◆ EXERCISE
Copy out each line exactly as it appears.

---------------

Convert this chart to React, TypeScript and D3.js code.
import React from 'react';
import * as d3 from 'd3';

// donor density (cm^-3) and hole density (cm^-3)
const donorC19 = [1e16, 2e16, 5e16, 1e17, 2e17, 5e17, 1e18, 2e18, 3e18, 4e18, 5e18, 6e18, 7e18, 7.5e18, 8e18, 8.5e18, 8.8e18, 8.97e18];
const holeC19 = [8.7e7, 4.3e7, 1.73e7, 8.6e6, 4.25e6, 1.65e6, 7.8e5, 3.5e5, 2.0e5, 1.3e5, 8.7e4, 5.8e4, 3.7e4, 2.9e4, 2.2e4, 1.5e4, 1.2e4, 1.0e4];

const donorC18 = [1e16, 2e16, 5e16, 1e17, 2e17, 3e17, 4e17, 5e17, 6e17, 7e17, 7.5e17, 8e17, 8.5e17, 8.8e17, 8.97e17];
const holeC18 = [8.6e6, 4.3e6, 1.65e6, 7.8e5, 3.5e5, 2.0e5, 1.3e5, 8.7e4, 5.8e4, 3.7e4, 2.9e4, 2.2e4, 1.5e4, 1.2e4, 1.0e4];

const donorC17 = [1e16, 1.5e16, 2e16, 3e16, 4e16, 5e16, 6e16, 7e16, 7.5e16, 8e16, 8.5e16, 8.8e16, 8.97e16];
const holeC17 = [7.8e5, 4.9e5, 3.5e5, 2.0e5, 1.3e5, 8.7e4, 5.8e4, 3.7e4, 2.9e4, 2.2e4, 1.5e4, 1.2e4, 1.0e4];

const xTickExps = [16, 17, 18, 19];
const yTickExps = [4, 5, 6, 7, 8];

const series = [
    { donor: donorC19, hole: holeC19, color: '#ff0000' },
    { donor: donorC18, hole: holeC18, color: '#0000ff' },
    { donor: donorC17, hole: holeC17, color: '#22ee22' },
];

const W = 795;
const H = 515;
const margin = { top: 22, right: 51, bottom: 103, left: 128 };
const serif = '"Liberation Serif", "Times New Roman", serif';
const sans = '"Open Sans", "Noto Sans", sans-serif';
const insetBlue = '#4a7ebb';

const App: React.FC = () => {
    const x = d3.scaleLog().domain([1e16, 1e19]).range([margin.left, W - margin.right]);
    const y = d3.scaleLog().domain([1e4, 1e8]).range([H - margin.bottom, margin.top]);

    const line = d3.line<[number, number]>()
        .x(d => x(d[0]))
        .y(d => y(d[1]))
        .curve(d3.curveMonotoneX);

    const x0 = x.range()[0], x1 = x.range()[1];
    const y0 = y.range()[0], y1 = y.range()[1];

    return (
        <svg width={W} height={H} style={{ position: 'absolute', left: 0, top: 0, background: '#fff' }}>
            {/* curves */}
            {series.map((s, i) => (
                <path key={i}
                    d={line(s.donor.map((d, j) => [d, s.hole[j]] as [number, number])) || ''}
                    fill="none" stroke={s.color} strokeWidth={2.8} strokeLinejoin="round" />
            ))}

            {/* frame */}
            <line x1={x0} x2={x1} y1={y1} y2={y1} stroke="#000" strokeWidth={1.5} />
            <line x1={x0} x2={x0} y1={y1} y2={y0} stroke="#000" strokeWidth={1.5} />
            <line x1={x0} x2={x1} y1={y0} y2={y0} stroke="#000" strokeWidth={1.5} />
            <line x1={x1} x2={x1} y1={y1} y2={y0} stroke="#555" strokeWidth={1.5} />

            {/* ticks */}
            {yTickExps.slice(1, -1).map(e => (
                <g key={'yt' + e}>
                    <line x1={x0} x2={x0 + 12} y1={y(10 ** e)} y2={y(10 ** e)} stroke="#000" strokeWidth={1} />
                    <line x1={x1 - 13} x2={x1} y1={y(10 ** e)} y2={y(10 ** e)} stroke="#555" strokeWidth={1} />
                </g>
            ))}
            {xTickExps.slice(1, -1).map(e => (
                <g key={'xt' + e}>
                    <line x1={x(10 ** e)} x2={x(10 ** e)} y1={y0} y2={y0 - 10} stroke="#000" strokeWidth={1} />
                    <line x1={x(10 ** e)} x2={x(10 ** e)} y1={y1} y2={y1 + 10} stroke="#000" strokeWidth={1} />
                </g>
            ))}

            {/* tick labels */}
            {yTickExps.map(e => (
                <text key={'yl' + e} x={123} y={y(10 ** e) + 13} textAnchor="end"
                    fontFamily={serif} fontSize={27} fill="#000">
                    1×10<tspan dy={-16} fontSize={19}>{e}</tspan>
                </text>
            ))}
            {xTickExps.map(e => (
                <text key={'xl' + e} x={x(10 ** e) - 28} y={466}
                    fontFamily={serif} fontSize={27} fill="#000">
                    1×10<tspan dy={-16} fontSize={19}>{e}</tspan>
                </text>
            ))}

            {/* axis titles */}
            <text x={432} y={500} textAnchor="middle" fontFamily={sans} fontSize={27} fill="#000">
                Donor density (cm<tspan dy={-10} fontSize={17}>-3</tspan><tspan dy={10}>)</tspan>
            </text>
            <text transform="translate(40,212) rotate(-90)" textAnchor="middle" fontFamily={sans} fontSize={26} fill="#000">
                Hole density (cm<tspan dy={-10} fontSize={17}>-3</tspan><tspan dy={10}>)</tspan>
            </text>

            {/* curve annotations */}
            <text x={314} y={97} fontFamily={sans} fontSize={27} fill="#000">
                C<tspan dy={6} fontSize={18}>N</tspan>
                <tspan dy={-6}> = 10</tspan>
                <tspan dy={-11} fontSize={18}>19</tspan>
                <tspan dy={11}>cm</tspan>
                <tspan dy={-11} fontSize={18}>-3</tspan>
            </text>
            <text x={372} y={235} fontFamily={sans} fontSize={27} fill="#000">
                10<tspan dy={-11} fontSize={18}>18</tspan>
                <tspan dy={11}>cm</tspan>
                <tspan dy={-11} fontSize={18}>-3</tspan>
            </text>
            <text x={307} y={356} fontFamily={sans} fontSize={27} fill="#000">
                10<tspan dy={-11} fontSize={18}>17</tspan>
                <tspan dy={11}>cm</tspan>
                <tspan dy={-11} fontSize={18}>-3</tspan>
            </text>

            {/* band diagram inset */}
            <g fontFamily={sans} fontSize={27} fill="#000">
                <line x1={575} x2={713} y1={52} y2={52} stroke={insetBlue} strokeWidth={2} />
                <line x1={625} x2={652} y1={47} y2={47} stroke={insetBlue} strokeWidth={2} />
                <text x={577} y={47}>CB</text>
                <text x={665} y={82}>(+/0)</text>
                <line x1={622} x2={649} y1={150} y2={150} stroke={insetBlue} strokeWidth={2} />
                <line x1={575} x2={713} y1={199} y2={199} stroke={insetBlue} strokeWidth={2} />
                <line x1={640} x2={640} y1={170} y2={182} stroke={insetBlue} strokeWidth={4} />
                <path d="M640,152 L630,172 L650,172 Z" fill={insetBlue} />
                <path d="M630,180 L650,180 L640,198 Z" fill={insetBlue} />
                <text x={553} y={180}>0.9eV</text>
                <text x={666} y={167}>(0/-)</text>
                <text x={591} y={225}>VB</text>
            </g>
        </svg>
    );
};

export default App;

---------------

◆ CORRECT ANSWER
Convert this chart to React, TypeScript and D3.js code.
import React from 'react';
import * as d3 from 'd3';

// donor density (cm^-3) and hole density (cm^-3)
const donorC19 = [1e16, 2e16, 5e16, 1e17, 2e17, 5e17, 1e18, 2e18, 3e18, 4e18, 5e18, 6e18, 7e18, 7.5e18, 8e18, 8.5e18, 8.8e18, 8.97e18];
const holeC19 = [8.7e7, 4.3e7, 1.73e7, 8.6e6, 4.25e6, 1.65e6, 7.8e5, 3.5e5, 2.0e5, 1.3e5, 8.7e4, 5.8e4, 3.7e4, 2.9e4, 2.2e4, 1.5e4, 1.2e4, 1.0e4];

const donorC18 = [1e16, 2e16, 5e16, 1e17, 2e17, 3e17, 4e17, 5e17, 6e17, 7e17, 7.5e17, 8e17, 8.5e17, 8.8e17, 8.97e17];
const holeC18 = [8.6e6, 4.3e6, 1.65e6, 7.8e5, 3.5e5, 2.0e5, 1.3e5, 8.7e4, 5.8e4, 3.7e4, 2.9e4, 2.2e4, 1.5e4, 1.2e4, 1.0e4];

const donorC17 = [1e16, 1.5e16, 2e16, 3e16, 4e16, 5e16, 6e16, 7e16, 7.5e16, 8e16, 8.5e16, 8.8e16, 8.97e16];
const holeC17 = [7.8e5, 4.9e5, 3.5e5, 2.0e5, 1.3e5, 8.7e4, 5.8e4, 3.7e4, 2.9e4, 2.2e4, 1.5e4, 1.2e4, 1.0e4];

const xTickExps = [16, 17, 18, 19];
const yTickExps = [4, 5, 6, 7, 8];

const series = [
    { donor: donorC19, hole: holeC19, color: '#ff0000' },
    { donor: donorC18, hole: holeC18, color: '#0000ff' },
    { donor: donorC17, hole: holeC17, color: '#22ee22' },
];

const W = 795;
const H = 515;
const margin = { top: 22, right: 51, bottom: 103, left: 128 };
const serif = '"Liberation Serif", "Times New Roman", serif';
const sans = '"Open Sans", "Noto Sans", sans-serif';
const insetBlue = '#4a7ebb';

const App: React.FC = () => {
    const x = d3.scaleLog().domain([1e16, 1e19]).range([margin.left, W - margin.right]);
    const y = d3.scaleLog().domain([1e4, 1e8]).range([H - margin.bottom, margin.top]);

    const line = d3.line<[number, number]>()
        .x(d => x(d[0]))
        .y(d => y(d[1]))
        .curve(d3.curveMonotoneX);

    const x0 = x.range()[0], x1 = x.range()[1];
    const y0 = y.range()[0], y1 = y.range()[1];

    return (
        <svg width={W} height={H} style={{ position: 'absolute', left: 0, top: 0, background: '#fff' }}>
            {/* curves */}
            {series.map((s, i) => (
                <path key={i}
                    d={line(s.donor.map((d, j) => [d, s.hole[j]] as [number, number])) || ''}
                    fill="none" stroke={s.color} strokeWidth={2.8} strokeLinejoin="round" />
            ))}

            {/* frame */}
            <line x1={x0} x2={x1} y1={y1} y2={y1} stroke="#000" strokeWidth={1.5} />
            <line x1={x0} x2={x0} y1={y1} y2={y0} stroke="#000" strokeWidth={1.5} />
            <line x1={x0} x2={x1} y1={y0} y2={y0} stroke="#000" strokeWidth={1.5} />
            <line x1={x1} x2={x1} y1={y1} y2={y0} stroke="#555" strokeWidth={1.5} />

            {/* ticks */}
            {yTickExps.slice(1, -1).map(e => (
                <g key={'yt' + e}>
                    <line x1={x0} x2={x0 + 12} y1={y(10 ** e)} y2={y(10 ** e)} stroke="#000" strokeWidth={1} />
                    <line x1={x1 - 13} x2={x1} y1={y(10 ** e)} y2={y(10 ** e)} stroke="#555" strokeWidth={1} />
                </g>
            ))}
            {xTickExps.slice(1, -1).map(e => (
                <g key={'xt' + e}>
                    <line x1={x(10 ** e)} x2={x(10 ** e)} y1={y0} y2={y0 - 10} stroke="#000" strokeWidth={1} />
                    <line x1={x(10 ** e)} x2={x(10 ** e)} y1={y1} y2={y1 + 10} stroke="#000" strokeWidth={1} />
                </g>
            ))}

            {/* tick labels */}
            {yTickExps.map(e => (
                <text key={'yl' + e} x={123} y={y(10 ** e) + 13} textAnchor="end"
                    fontFamily={serif} fontSize={27} fill="#000">
                    1×10<tspan dy={-16} fontSize={19}>{e}</tspan>
                </text>
            ))}
            {xTickExps.map(e => (
                <text key={'xl' + e} x={x(10 ** e) - 28} y={466}
                    fontFamily={serif} fontSize={27} fill="#000">
                    1×10<tspan dy={-16} fontSize={19}>{e}</tspan>
                </text>
            ))}

            {/* axis titles */}
            <text x={432} y={500} textAnchor="middle" fontFamily={sans} fontSize={27} fill="#000">
                Donor density (cm<tspan dy={-10} fontSize={17}>-3</tspan><tspan dy={10}>)</tspan>
            </text>
            <text transform="translate(40,212) rotate(-90)" textAnchor="middle" fontFamily={sans} fontSize={26} fill="#000">
                Hole density (cm<tspan dy={-10} fontSize={17}>-3</tspan><tspan dy={10}>)</tspan>
            </text>

            {/* curve annotations */}
            <text x={314} y={97} fontFamily={sans} fontSize={27} fill="#000">
                C<tspan dy={6} fontSize={18}>N</tspan>
                <tspan dy={-6}> = 10</tspan>
                <tspan dy={-11} fontSize={18}>19</tspan>
                <tspan dy={11}>cm</tspan>
                <tspan dy={-11} fontSize={18}>-3</tspan>
            </text>
            <text x={372} y={235} fontFamily={sans} fontSize={27} fill="#000">
                10<tspan dy={-11} fontSize={18}>18</tspan>
                <tspan dy={11}>cm</tspan>
                <tspan dy={-11} fontSize={18}>-3</tspan>
            </text>
            <text x={307} y={356} fontFamily={sans} fontSize={27} fill="#000">
                10<tspan dy={-11} fontSize={18}>17</tspan>
                <tspan dy={11}>cm</tspan>
                <tspan dy={-11} fontSize={18}>-3</tspan>
            </text>

            {/* band diagram inset */}
            <g fontFamily={sans} fontSize={27} fill="#000">
                <line x1={575} x2={713} y1={52} y2={52} stroke={insetBlue} strokeWidth={2} />
                <line x1={625} x2={652} y1={47} y2={47} stroke={insetBlue} strokeWidth={2} />
                <text x={577} y={47}>CB</text>
                <text x={665} y={82}>(+/0)</text>
                <line x1={622} x2={649} y1={150} y2={150} stroke={insetBlue} strokeWidth={2} />
                <line x1={575} x2={713} y1={199} y2={199} stroke={insetBlue} strokeWidth={2} />
                <line x1={640} x2={640} y1={170} y2={182} stroke={insetBlue} strokeWidth={4} />
                <path d="M640,152 L630,172 L650,172 Z" fill={insetBlue} />
                <path d="M630,180 L650,180 L640,198 Z" fill={insetBlue} />
                <text x={553} y={180}>0.9eV</text>
                <text x={666} y={167}>(0/-)</text>
                <text x={591} y={225}>VB</text>
            </g>
        </svg>
    );
};

export default App;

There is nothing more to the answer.